Running SCATTR with Docker on Windows

Note, these instructions assume you have Docker installed already on a Windows system. Docker can also be run on Linux or MacOS with similar commands, but here, we will assume the default Windows CLI is being used.

First time setup

Open your Windows Command Prompt by clicking the Windows button and typing cmd and pressing the Enter on your keyboard. This is where you will enter your SCATTR commands. Feel free to make a new directory with mkdir or move to a directory you would like to work out of with cd. For this example, we will work from:

cd c:\Users\username\Downloads

Pull the container (this will take some time and storage space, but like an installation, it only needs to be done once and can then be run on many datasets). The example below pulls the latest versioned container (replace latest with vX.X.X for a specific version).

docker pull khanlab/scattr:latest

Run SCATTR without any arguments to print the short help:

docker run -it --rm khanlab/scattr:latest

Use the -h option to get a detailed help listing:

docker run -it --rm khanlab_scattr_latest.sif -h

_Note that all the Snakemake command-line options are also available in SCATTR, and can be listed with --help-snakemake:

docker run -it --rm khanlab_scattr_latest.sif --help-snakemake

Running an example

We will use the test folder found from the Github repository via git clone to the previously mentioned folder to demonstrate an example of how to run SCATTR.

docker run -it --rm -v c:\Users\username\Downloads\scattr\test:\test khanlab_scattr_latest.sif /test/data/bids /test/data/derivatives participant --fs-license /test/fs_license --force-output -n

Explanation

Everything prior to the container (khanlab_scattr_latest.sif) are arguments to Docker and after are to SCATTR itself. The first three arguments to Docker are to enable interactive mode (-it), run and subsequently remove the Docker container upon completion (--rm) and mount the the directory (-v c:\Users\username\Downloads\scattr\test) to a directory within the container named \test. These are not specific to SCATTR, but are general ways to use Docker. You may want to familiarize yourself with Docker options.

The first three arguments to SCATTR (as with any BIDS App) are the input folder (test/data/bids), the output folder (test/data/derivatives), and the analysis level (participant). The participant analysis level is used in SCATTR to perform further participant-level processing of Freesurfer (thalamus segmentation), external atlases (combining segmentations) and diffusion derived data (estimation of fibre orientation distributions). This includes estimating an average response function from input data. The --fs-license argument allows for specification of the location of the required Freesurfer license file if not already specified in the FS_LICENSE environment variable. Note, that this is required to perform any Freesurfer-related processing. The --force-output flag is a Snakemake argument that is invoked to allow for writing of output file to already existing folders - in this case, for thalamus segmentations via Freesurfer. We also used the --dry-run/-n option to print out what would run, without actually running the workflow.
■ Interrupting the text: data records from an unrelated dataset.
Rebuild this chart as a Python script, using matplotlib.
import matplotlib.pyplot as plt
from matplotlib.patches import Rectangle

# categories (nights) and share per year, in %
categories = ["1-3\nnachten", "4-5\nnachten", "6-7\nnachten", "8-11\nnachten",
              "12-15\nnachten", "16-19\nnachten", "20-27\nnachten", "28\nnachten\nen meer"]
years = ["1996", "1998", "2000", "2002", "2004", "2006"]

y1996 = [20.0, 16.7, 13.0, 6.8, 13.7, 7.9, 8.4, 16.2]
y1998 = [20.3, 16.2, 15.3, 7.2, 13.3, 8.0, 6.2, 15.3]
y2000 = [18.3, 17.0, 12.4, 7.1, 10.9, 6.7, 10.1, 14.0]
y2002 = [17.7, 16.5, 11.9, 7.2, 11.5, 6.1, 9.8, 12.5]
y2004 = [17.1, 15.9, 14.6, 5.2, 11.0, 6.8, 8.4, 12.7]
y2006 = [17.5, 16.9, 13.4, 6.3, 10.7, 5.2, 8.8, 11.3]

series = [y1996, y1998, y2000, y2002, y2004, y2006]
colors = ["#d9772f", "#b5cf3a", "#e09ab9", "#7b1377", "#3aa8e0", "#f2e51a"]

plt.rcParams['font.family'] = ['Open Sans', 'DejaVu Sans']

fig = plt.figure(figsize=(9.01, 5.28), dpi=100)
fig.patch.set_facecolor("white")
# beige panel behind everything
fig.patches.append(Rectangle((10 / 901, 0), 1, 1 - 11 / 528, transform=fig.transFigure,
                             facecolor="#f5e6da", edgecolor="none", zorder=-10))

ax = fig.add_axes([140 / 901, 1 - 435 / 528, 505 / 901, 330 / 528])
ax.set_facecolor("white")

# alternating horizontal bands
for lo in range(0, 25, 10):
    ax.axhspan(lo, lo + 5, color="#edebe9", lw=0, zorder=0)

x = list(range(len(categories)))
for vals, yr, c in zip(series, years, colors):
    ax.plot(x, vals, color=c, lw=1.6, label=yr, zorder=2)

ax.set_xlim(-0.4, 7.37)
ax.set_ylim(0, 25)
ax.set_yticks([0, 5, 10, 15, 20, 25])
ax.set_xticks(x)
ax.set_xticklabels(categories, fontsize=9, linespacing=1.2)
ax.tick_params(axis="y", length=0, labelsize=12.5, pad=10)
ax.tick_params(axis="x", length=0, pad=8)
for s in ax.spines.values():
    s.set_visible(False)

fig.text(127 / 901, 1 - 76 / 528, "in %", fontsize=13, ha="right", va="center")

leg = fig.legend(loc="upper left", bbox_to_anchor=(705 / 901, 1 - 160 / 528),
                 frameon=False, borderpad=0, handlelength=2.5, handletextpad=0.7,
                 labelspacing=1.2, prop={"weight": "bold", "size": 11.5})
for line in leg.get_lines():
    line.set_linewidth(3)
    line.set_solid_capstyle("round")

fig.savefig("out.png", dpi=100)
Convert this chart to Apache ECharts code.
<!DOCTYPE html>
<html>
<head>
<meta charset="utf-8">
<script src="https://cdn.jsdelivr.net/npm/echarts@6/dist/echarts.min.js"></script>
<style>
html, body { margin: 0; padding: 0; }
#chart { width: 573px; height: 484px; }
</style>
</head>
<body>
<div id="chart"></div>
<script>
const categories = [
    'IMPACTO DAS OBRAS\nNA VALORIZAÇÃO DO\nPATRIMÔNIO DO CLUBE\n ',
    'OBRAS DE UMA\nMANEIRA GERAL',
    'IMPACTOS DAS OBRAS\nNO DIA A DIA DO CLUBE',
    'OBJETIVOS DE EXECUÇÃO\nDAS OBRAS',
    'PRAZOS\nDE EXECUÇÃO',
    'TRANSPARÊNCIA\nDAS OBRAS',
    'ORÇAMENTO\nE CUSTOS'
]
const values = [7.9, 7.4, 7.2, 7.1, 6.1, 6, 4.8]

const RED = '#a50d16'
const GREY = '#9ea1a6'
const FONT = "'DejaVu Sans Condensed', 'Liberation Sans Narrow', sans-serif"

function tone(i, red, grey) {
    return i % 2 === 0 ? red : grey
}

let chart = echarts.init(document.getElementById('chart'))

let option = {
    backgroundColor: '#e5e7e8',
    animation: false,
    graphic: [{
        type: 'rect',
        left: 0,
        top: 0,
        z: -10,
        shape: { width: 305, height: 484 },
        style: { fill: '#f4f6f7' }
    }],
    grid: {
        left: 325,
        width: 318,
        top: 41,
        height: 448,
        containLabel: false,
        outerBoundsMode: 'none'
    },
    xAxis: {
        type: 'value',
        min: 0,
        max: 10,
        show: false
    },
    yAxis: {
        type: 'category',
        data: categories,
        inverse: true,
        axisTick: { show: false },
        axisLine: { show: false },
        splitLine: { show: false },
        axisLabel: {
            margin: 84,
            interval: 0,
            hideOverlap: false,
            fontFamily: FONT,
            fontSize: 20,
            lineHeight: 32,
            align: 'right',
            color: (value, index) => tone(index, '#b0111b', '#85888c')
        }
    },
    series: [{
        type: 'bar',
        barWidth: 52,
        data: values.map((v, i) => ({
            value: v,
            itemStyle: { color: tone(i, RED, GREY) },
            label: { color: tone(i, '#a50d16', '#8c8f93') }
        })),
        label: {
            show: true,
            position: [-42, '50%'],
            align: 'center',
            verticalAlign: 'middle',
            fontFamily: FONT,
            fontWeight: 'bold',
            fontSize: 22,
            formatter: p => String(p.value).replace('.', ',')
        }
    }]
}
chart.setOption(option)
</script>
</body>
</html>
When you run the above command, a long listing will print out, describing all the rules that will be run. We can also have a shell command used for each rule printed to screen using the -p Snakemake option

docker run -it --rm -v c:\Users\username\Downloads\scattr\test:\test  khanlab_scattr_latest.sif /test/data/bids /test/data/derivatives participant --fs-license /test/fs_license --force-output -np

Now to actually run the workflow, we need to specify how many cores to use and leave out the dry-run option. The Snakemake --cores option tells SCATTR how many cores to use. Using --cores 8 means that SCATTR will only make use of 8 cores at most. Generally speaking, you should use --cores all, so it can make maximal use of all available CPU cores it has access to on your system. This is especially useful if you are running multiple subjects.

Running the follow command (SCATTR on a single subject) may take up to ~36 hours with 8 cores and default parameters, but could be much longer (several days) if you only have a single core.

docker run -it --rm -v c:\Users\username\Downloads\scattr\test:\test /test/data/bids /test/data/derivatives participant --fs-license /test/fs_license --force-output -p --cores all

After this completes, you have additional folders in your output folder, c:\Users\username\Downloads\scattr\test\data\derivatives, for the one subject.

Exploring different options

If you alternatively want to run SCATTR using a pre-defined average response function, you can use the --responsemean_dir flag to specify the location to where the average response function is located.

docker run -it --rm -v c:\Users\username\Downloads\scattr\test:\test /test/data/bids /test/data/derivatives/ participant --responsemean_dir /test/data/derivatives/mrtrix/avg --fs-license /test/.fs_license -np --force-output

Other parameters exist, which may help to improve processing times at the expense of sensitivity / specificity (e.g. reducing the number of streamlines generated).